Thursday, May 31, 2012

Shootin' Dudes and the Importance of a Good Plot

This week at PopMatters, I commend the strength of interesting plots.

I'm always a bit wary of opening the whole "story vs. gameplay" can of worms, mostly because it's a false dichotomy. As Mattie Brice succinctly puts it, "narrative is a game mechanic." If a game's authored story impacts the way you play the game, it is functionally another rule you interact with as you negotiate a game system.

My point is that mundane game systems can be galvanized by a clever story. Without Red Dead Redemption's plot about the struggle against cyclical violence, it would have just been another open world game. John Marston's fate and his family's struggles alter the way it feels to participate in the game's events. Visual and audio choices serve a similar function. Mechanically, Heavy Rain is little more than digitial game of Simon says rather than a tense thriller.

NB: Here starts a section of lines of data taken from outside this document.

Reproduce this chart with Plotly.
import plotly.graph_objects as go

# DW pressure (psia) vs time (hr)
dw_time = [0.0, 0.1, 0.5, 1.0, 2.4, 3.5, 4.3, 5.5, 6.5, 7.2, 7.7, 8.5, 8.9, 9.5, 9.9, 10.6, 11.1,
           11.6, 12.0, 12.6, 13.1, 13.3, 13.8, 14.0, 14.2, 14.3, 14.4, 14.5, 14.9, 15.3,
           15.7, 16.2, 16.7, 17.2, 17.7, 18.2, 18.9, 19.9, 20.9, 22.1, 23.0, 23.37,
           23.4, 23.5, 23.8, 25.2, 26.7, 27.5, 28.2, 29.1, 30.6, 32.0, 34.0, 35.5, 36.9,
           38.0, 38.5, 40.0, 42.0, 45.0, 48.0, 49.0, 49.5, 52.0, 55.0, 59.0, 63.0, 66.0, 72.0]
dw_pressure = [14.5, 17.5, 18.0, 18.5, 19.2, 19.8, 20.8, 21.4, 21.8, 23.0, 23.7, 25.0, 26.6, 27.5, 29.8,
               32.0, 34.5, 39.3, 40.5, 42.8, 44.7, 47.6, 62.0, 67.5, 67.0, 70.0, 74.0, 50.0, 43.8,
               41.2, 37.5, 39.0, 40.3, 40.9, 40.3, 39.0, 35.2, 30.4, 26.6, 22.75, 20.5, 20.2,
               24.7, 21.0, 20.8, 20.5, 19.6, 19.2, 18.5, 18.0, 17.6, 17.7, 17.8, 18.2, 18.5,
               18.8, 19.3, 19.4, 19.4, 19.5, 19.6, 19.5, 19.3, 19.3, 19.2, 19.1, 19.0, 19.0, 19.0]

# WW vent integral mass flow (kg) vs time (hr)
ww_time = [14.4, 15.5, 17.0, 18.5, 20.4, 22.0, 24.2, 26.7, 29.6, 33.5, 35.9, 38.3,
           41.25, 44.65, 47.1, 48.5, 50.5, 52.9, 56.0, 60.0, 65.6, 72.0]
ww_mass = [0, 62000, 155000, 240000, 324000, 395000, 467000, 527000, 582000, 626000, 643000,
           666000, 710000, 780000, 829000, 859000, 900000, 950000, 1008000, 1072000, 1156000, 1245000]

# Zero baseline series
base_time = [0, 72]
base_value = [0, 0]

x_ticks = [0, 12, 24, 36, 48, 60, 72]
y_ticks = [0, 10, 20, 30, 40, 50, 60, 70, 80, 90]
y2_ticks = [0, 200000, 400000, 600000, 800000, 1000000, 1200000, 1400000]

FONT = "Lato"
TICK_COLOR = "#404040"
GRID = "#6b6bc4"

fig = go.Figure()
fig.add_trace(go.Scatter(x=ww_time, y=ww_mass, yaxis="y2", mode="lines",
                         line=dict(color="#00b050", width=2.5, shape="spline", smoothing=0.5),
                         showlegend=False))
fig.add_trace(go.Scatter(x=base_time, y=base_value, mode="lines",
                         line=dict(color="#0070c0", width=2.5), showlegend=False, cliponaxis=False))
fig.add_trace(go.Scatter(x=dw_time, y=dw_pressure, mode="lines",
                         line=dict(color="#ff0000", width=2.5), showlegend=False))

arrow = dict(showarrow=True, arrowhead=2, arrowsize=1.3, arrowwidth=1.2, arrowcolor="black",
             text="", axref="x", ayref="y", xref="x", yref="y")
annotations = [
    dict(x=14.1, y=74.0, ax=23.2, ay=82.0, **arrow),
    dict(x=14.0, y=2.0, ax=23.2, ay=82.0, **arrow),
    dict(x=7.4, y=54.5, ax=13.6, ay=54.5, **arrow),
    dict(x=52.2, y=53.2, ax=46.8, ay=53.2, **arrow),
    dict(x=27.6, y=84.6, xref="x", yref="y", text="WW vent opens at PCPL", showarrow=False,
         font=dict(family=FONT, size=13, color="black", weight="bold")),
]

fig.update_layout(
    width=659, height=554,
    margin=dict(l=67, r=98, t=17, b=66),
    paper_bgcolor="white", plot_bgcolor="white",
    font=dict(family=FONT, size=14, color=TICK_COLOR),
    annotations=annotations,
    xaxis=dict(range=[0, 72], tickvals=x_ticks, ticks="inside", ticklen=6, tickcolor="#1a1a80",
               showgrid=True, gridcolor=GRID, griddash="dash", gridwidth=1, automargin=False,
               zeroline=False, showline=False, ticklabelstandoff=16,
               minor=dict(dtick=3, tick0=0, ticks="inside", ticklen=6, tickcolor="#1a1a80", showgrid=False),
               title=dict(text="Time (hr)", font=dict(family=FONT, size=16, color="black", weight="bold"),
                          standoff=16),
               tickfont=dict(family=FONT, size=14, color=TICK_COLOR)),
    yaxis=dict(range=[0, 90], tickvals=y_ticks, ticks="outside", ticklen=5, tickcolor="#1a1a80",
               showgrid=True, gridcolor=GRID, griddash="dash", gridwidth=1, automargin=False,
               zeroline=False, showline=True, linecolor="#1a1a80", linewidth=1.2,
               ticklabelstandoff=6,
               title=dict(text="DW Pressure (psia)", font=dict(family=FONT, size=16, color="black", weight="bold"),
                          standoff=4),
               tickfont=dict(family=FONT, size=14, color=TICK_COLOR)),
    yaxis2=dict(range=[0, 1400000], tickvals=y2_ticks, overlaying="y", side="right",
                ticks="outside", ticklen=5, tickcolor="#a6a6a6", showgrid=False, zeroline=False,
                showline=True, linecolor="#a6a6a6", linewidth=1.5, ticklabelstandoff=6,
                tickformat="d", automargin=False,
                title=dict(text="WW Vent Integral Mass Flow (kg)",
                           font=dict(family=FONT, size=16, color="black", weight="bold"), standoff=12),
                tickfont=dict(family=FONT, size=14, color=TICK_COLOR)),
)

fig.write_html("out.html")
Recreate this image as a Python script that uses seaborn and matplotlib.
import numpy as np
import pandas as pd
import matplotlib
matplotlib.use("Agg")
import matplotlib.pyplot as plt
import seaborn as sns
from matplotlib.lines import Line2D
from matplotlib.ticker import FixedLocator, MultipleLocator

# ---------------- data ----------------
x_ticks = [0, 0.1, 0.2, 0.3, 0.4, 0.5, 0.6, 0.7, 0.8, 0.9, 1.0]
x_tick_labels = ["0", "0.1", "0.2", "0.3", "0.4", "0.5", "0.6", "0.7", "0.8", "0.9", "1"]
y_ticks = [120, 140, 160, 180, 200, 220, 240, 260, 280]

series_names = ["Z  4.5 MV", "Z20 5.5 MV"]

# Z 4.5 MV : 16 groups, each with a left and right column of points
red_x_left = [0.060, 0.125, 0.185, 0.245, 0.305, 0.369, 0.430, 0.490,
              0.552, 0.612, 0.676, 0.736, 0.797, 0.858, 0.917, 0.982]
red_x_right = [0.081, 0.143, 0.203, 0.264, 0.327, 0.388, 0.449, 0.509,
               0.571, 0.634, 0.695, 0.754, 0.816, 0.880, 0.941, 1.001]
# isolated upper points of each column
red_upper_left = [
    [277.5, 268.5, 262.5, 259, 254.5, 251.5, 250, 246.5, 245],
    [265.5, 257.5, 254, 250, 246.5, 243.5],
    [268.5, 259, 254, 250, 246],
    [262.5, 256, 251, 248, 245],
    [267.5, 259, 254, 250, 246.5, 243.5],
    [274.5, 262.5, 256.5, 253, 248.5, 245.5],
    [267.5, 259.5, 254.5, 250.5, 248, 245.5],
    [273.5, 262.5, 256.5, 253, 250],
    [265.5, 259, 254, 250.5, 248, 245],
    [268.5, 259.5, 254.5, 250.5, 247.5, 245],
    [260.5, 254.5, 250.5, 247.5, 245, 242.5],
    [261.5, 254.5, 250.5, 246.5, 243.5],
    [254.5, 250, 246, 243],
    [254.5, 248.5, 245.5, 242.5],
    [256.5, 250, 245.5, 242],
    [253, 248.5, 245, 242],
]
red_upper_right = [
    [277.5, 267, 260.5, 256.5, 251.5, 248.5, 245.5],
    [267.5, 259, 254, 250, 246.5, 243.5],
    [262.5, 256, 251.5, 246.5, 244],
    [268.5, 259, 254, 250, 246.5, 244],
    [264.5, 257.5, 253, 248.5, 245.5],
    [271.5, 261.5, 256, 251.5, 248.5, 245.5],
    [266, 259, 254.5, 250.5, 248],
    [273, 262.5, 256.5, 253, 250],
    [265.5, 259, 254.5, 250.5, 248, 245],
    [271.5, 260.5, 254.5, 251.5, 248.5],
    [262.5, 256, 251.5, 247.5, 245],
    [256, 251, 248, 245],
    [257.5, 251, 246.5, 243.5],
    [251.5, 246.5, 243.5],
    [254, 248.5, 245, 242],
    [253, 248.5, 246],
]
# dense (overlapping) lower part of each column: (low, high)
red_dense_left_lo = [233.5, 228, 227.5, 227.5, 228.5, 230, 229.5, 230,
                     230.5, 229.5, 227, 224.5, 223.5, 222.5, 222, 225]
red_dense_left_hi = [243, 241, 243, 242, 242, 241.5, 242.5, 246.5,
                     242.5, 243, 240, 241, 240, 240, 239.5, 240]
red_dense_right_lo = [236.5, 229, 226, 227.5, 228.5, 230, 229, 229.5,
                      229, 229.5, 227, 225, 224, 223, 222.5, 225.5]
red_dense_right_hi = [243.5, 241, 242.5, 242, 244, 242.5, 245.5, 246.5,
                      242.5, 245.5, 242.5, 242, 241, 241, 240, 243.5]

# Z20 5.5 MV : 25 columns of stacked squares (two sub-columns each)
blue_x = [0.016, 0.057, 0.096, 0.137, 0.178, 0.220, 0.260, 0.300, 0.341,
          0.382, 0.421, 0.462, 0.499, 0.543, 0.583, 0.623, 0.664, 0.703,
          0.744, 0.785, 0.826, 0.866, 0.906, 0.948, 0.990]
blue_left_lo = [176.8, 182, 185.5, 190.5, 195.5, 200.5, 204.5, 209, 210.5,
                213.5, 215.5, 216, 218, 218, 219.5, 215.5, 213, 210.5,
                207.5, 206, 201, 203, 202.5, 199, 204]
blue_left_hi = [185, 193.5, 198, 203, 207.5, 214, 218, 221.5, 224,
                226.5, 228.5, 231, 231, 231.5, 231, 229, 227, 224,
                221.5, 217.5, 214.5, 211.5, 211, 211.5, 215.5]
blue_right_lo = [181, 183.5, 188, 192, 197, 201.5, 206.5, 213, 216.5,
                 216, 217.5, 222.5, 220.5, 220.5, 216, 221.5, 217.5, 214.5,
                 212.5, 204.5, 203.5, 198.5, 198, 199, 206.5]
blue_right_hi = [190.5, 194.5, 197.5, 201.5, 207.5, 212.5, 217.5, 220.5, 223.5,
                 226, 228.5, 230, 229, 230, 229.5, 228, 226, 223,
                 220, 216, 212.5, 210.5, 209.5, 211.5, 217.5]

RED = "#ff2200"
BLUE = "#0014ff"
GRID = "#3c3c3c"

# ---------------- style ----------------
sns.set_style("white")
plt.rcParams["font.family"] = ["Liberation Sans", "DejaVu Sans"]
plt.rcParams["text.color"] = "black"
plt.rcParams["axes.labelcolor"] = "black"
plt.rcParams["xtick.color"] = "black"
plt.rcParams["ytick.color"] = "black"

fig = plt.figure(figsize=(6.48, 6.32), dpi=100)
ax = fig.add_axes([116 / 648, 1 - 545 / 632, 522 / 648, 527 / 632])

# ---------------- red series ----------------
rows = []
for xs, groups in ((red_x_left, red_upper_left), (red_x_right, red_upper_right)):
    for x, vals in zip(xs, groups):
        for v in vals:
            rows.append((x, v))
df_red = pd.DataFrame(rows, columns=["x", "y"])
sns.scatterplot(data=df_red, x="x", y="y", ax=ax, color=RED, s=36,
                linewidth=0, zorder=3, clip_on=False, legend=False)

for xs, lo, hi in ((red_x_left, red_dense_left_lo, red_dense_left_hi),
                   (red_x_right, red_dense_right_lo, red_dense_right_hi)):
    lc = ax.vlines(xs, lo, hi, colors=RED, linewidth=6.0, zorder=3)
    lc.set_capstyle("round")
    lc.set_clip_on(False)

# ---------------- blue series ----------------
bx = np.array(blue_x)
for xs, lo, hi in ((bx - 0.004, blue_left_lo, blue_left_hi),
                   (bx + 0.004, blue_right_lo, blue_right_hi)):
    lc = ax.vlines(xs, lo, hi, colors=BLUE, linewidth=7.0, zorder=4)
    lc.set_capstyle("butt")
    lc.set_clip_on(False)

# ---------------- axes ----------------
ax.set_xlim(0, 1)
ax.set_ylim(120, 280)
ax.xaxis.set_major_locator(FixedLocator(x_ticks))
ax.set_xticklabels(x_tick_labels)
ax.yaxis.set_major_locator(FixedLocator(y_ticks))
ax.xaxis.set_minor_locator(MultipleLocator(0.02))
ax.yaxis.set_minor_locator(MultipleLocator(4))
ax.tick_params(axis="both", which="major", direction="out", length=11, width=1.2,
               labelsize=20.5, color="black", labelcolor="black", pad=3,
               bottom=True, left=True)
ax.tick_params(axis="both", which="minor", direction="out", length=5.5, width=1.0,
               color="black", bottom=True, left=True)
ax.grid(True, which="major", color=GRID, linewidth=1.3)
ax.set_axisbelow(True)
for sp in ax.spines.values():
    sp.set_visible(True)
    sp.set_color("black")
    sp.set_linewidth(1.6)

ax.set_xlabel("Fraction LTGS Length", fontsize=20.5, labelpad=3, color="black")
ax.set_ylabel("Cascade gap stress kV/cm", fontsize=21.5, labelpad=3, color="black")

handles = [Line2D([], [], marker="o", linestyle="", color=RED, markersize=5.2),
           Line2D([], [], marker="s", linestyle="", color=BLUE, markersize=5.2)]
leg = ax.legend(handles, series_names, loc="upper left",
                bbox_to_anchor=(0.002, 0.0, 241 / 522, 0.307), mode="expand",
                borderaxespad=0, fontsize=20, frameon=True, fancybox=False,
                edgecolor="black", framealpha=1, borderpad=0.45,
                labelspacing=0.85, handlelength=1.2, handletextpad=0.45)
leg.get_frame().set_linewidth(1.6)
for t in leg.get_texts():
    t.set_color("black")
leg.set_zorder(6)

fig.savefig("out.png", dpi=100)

I touch briefly on some reservations I had regarding Starhawk's story that I want to clarify. I think creators should be free to create the stories they want to create. Just because the game has two black lead characters doesn't mean it has to grapple with race as a thematic element. Sometimes, not addressing an issue is actually a statement unto itself. My point is that the absence of any complex social, cultural, or historical themes doesn't do anything to bolster game systems that would benefit from a little support.

Playing as the Arbiter in Halo 2 isn't all that different from playing as Master Chief on a mechanical level. What makes this moment special is the story: suddenly, you're playing as "the enemy." You're seeing a new perspective in the war, one that reveals new narrative complexities that broaden Halo's overall scope. The Elites become more than targets: they're actual characters. I think BioShock is a similar example: its legendary plot and sudden twist turn the game into a commentary on the medium itself rather than a prettier version of Doom.

Stories in games are tricky, but they don't (and I would argue they shouldn't) always strive to accommodate whatever the player wants. Even the most inflexible plots can inject meaning into game mechanics and dynamics. I think we should embrace that concept by continually pushing for interesting stories.